Enough explanation; here's how you'd use it:
type Fruit = 'apple' | 'peach';
const t = tupleBuilder<Fruit>().add("apple").add("peach").build();
// const t: readonly ["apple", "peach"]
IntelliSense will only allow you to do certain things:
const builder0 = tupleBuilder<Fruit>();
// const builder0: TupleBuilderAddable<Fruit, []>
// builder0 only has an add() method
builder0.add("cherry"); // error! "cherry" is not assignable to Fruit.
const builder1 = builder0.add("peach"); // okay
// const builder1: TupleBuilderAddable<"apple", readonly ["peach"]>
// builder1 only has an add method
builder1.add("peach"); // error! "peach" is not assignable to "apple".

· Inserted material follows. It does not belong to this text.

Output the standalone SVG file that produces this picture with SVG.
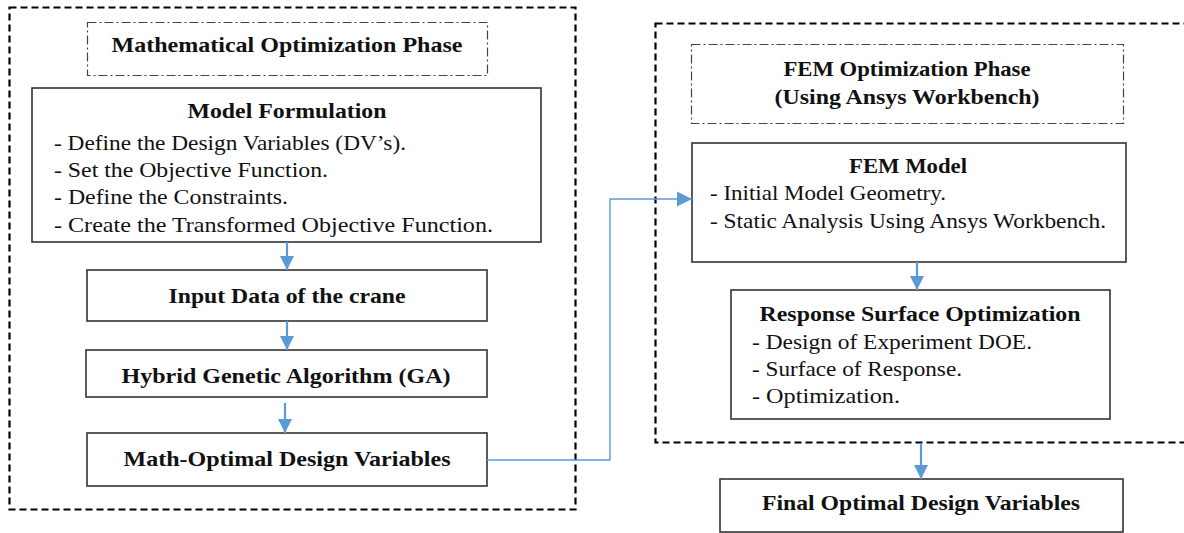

const builder2 = builder1.add("apple"); // okay
// const builder2: TupleBuilderBuildable<readonly ["peach", "apple"]>
// builder2 only has a build method
const u = builder2.build();
// const u: readonly ["peach", "apple"]
It forces you to add()
"apple"
and "cherry"
in some order and then build()
. Yes, it's verbose, but the compiler gives you hints the whole way through. You can't call build()
before you've added all the elements, and you can't call add()
when you have, and you can't add incorrect or repeated elements. And when you're all done you have a tuple type.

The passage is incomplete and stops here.